-------- Given information --------
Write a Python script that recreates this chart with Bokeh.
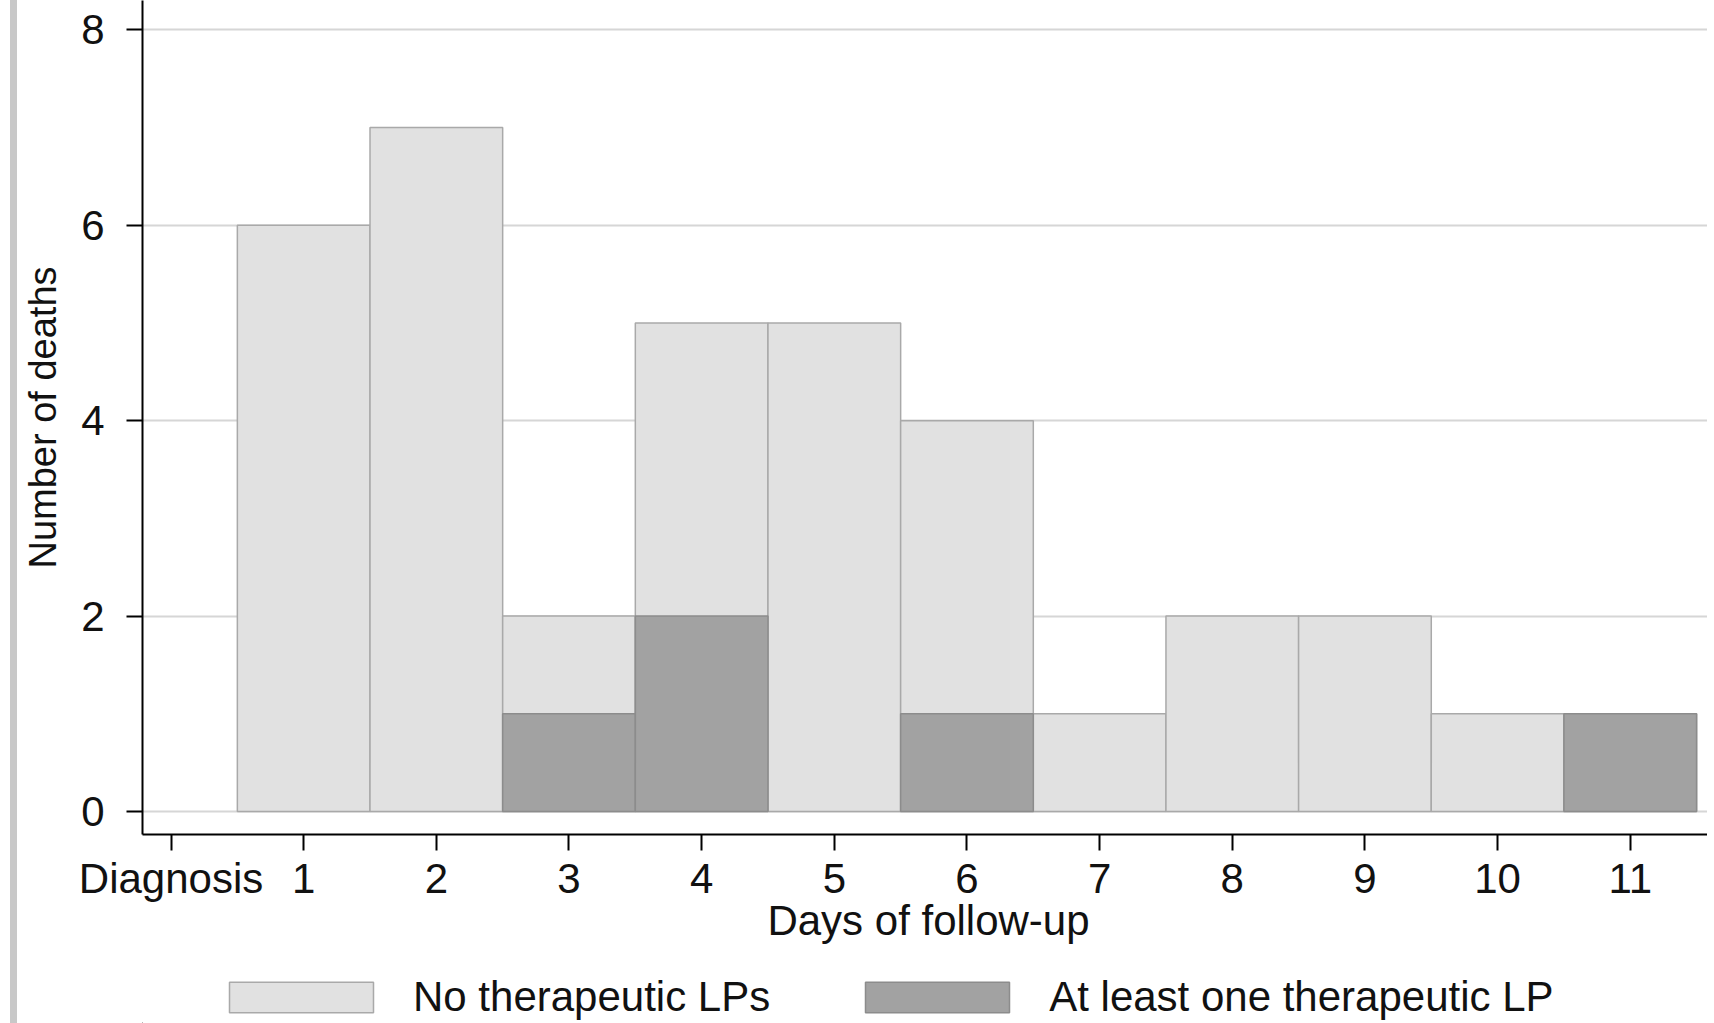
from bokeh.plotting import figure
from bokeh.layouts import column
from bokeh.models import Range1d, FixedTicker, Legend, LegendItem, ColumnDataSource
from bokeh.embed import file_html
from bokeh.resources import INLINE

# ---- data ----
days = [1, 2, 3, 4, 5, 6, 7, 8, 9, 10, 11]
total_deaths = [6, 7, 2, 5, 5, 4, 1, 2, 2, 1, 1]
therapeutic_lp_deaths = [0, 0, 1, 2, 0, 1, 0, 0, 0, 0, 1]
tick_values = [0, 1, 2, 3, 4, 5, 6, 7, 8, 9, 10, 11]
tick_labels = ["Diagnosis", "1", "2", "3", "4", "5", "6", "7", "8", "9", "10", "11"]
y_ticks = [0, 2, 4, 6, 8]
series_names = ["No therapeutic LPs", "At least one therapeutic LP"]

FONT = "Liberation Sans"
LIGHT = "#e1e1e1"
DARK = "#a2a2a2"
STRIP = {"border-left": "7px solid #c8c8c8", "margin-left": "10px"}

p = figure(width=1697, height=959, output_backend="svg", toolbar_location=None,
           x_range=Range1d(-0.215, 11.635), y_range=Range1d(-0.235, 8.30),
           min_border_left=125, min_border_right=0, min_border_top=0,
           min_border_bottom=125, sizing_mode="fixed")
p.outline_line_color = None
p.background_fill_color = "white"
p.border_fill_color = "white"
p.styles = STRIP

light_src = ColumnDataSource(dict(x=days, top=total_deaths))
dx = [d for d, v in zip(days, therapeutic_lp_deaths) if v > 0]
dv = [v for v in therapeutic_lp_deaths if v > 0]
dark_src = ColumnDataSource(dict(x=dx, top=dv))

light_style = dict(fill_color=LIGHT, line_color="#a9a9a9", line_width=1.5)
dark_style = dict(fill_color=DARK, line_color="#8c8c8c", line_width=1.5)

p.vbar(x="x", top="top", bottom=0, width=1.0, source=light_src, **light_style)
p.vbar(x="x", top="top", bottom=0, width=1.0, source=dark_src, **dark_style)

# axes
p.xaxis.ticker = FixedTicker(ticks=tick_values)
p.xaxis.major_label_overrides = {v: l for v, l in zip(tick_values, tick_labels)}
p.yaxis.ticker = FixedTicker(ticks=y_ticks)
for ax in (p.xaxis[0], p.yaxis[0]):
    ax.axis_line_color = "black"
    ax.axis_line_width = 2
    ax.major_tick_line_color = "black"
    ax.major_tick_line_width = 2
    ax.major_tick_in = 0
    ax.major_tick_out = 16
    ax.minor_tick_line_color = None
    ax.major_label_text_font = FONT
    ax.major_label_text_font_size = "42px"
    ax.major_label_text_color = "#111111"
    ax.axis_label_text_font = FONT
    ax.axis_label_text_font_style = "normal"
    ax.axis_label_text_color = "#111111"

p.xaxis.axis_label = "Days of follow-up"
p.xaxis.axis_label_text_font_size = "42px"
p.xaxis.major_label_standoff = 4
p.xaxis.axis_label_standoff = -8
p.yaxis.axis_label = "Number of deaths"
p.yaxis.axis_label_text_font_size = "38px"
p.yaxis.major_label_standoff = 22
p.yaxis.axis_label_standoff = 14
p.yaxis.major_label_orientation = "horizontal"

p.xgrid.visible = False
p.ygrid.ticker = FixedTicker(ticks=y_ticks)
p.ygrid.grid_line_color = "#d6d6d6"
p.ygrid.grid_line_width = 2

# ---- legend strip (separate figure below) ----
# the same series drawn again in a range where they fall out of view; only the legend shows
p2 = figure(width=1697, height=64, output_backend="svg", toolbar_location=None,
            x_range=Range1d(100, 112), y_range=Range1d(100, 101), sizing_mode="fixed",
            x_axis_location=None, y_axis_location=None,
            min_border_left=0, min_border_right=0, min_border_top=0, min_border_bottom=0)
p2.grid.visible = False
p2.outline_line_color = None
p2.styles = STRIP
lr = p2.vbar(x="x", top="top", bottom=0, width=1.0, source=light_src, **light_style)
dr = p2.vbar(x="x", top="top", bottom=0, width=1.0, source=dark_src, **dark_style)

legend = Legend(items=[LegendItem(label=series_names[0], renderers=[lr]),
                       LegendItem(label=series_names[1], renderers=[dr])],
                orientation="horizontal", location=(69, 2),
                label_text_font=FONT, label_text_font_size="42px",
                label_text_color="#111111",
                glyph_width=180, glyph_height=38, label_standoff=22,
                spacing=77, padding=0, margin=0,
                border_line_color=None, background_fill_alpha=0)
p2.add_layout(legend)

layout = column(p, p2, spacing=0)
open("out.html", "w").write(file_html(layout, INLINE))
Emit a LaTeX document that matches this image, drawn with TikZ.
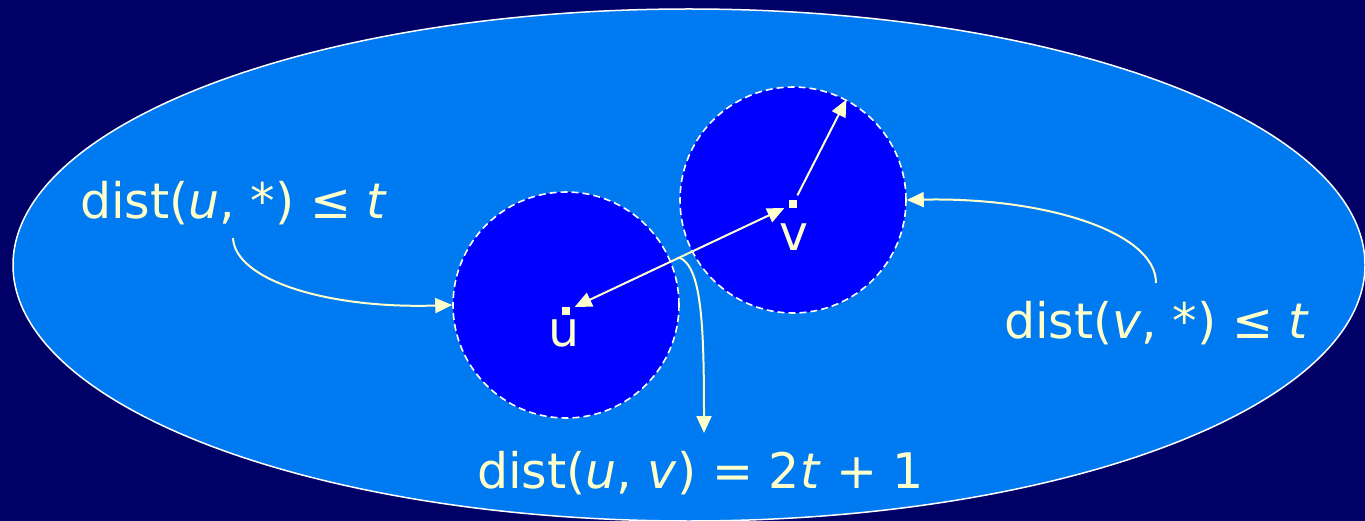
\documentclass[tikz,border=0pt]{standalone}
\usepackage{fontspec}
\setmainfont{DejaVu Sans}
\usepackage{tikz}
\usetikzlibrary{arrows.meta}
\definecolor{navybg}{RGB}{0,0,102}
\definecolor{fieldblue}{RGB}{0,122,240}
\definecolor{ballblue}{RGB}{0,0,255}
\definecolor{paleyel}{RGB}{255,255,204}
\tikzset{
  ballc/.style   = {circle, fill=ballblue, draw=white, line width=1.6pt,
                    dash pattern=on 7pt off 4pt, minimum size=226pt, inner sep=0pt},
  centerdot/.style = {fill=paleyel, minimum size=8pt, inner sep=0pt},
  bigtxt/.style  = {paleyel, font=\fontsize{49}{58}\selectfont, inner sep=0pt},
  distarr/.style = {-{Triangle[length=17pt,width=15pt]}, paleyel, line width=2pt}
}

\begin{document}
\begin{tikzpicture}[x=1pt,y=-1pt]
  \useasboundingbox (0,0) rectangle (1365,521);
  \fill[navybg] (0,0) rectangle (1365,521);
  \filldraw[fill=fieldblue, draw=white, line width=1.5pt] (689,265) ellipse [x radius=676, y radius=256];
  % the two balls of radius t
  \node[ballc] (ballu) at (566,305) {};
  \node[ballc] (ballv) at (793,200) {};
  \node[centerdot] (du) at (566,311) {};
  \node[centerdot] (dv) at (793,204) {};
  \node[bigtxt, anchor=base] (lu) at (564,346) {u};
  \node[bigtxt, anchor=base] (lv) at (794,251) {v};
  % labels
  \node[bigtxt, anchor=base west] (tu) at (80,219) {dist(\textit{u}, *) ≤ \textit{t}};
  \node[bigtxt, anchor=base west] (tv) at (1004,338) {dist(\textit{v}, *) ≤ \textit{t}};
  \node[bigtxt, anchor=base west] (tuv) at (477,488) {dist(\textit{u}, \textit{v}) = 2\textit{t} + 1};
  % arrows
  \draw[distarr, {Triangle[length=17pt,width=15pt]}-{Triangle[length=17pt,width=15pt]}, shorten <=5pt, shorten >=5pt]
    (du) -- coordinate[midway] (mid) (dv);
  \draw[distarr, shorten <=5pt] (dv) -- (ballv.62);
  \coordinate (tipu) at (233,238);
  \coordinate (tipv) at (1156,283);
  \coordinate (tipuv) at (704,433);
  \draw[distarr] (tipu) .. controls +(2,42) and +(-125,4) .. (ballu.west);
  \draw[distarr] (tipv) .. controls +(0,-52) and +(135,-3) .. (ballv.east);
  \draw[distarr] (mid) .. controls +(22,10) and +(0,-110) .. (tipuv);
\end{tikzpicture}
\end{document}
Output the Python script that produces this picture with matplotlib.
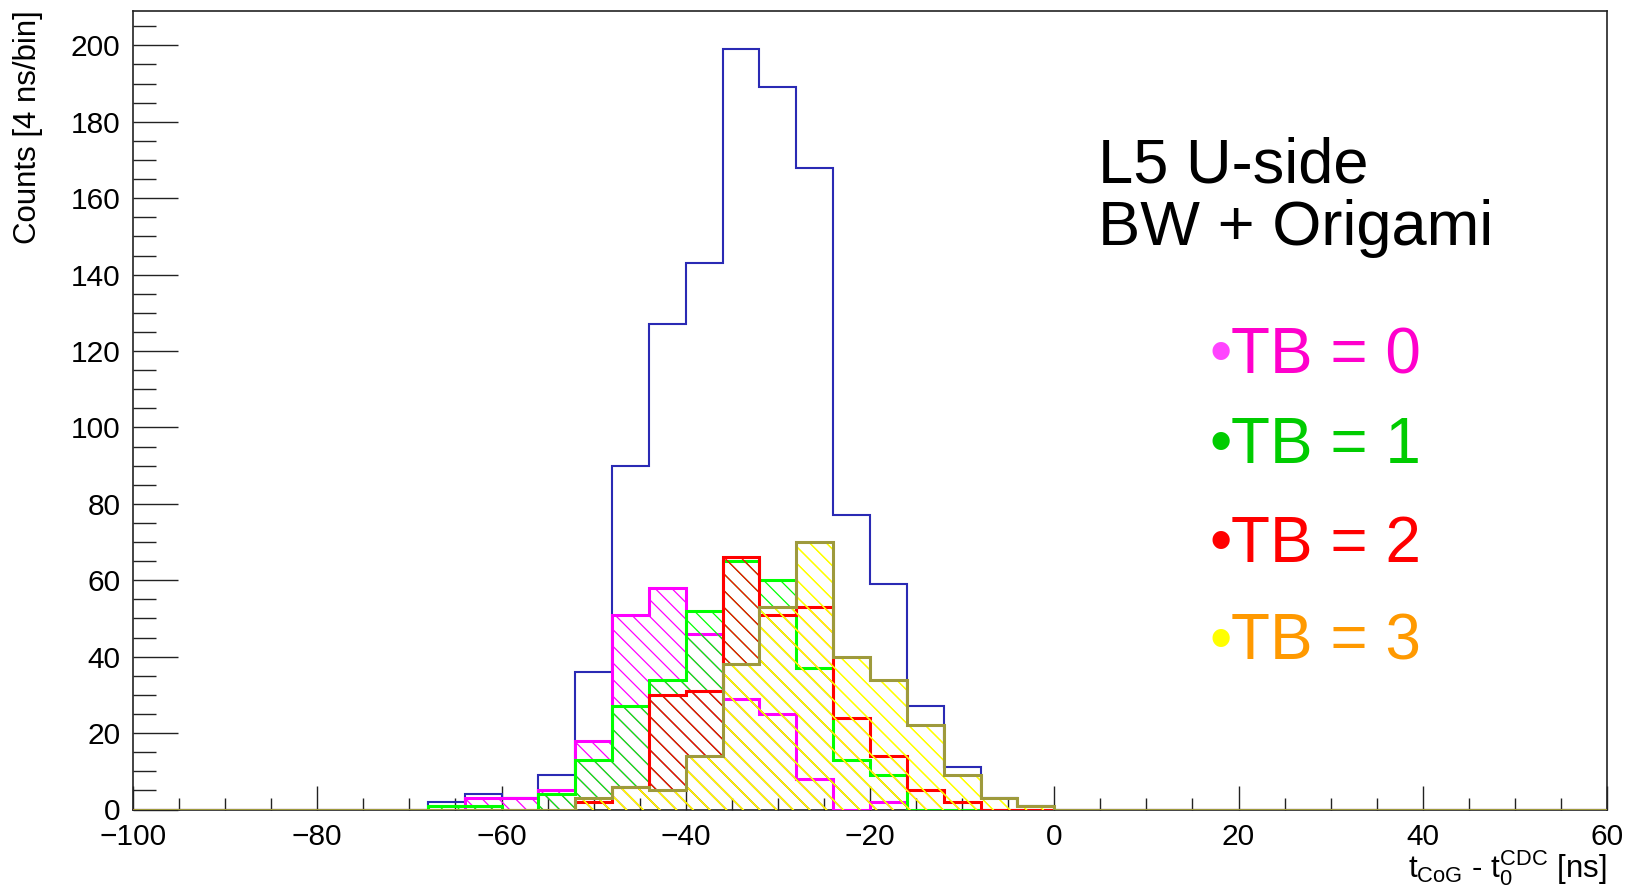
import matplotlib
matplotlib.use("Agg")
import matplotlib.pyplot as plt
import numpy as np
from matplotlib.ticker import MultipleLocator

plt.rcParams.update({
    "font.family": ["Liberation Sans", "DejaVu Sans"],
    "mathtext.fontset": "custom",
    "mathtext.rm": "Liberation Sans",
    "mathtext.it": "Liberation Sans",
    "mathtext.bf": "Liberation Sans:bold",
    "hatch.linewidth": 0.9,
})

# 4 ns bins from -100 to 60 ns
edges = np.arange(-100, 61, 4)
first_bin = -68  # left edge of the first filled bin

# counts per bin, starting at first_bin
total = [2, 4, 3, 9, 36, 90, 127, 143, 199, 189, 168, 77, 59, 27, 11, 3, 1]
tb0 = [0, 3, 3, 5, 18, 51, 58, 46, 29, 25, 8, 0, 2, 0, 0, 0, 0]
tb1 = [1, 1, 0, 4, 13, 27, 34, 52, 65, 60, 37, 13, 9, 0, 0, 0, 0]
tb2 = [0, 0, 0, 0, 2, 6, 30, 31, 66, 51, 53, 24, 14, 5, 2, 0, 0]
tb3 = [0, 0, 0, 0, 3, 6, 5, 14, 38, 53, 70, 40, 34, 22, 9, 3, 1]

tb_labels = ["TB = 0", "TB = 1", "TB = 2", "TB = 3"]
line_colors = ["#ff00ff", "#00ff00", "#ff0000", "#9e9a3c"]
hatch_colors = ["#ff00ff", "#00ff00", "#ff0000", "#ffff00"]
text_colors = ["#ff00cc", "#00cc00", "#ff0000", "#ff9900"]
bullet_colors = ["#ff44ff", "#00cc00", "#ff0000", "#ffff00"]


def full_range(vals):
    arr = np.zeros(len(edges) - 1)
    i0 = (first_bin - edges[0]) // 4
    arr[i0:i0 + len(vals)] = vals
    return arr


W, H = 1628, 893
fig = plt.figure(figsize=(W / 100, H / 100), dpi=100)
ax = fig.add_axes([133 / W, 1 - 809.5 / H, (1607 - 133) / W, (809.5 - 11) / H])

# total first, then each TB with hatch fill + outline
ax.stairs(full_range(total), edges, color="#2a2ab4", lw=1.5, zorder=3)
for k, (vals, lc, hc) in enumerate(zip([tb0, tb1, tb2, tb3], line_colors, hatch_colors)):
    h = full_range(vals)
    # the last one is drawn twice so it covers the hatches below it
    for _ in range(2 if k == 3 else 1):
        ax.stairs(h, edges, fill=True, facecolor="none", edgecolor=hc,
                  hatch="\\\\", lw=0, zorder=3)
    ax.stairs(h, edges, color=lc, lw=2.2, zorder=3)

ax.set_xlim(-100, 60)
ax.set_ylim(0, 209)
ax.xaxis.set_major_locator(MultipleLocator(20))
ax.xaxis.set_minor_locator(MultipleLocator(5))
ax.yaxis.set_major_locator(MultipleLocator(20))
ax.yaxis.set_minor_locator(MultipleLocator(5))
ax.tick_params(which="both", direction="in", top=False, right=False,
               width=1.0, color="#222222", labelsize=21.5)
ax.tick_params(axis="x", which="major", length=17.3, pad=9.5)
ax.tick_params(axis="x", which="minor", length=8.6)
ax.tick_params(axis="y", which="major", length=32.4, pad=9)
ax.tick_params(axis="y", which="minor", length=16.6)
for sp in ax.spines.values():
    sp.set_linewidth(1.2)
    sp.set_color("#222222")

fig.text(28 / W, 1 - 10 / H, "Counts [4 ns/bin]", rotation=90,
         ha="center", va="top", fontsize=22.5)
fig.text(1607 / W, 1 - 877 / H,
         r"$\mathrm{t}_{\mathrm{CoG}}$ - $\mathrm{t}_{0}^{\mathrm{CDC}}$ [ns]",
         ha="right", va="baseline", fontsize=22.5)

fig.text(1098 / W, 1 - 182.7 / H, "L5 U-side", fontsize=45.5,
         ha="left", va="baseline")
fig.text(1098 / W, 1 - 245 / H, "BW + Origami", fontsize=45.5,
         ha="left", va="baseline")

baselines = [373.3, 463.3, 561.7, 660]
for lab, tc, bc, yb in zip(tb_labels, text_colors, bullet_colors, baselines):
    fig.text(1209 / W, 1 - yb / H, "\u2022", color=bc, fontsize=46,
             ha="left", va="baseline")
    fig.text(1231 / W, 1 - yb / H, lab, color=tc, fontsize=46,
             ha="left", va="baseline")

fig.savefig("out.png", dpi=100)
--------
Problem to work on -> Output word for word the lines running from the one containing "Output the Python" to the one containing "from matplotlib.ticker import MultipleLocator", both included, leaving out the pictures.

Task output ->
Output the Python script that produces this picture with matplotlib.
import matplotlib
matplotlib.use("Agg")
import matplotlib.pyplot as plt
import numpy as np
from matplotlib.ticker import MultipleLocator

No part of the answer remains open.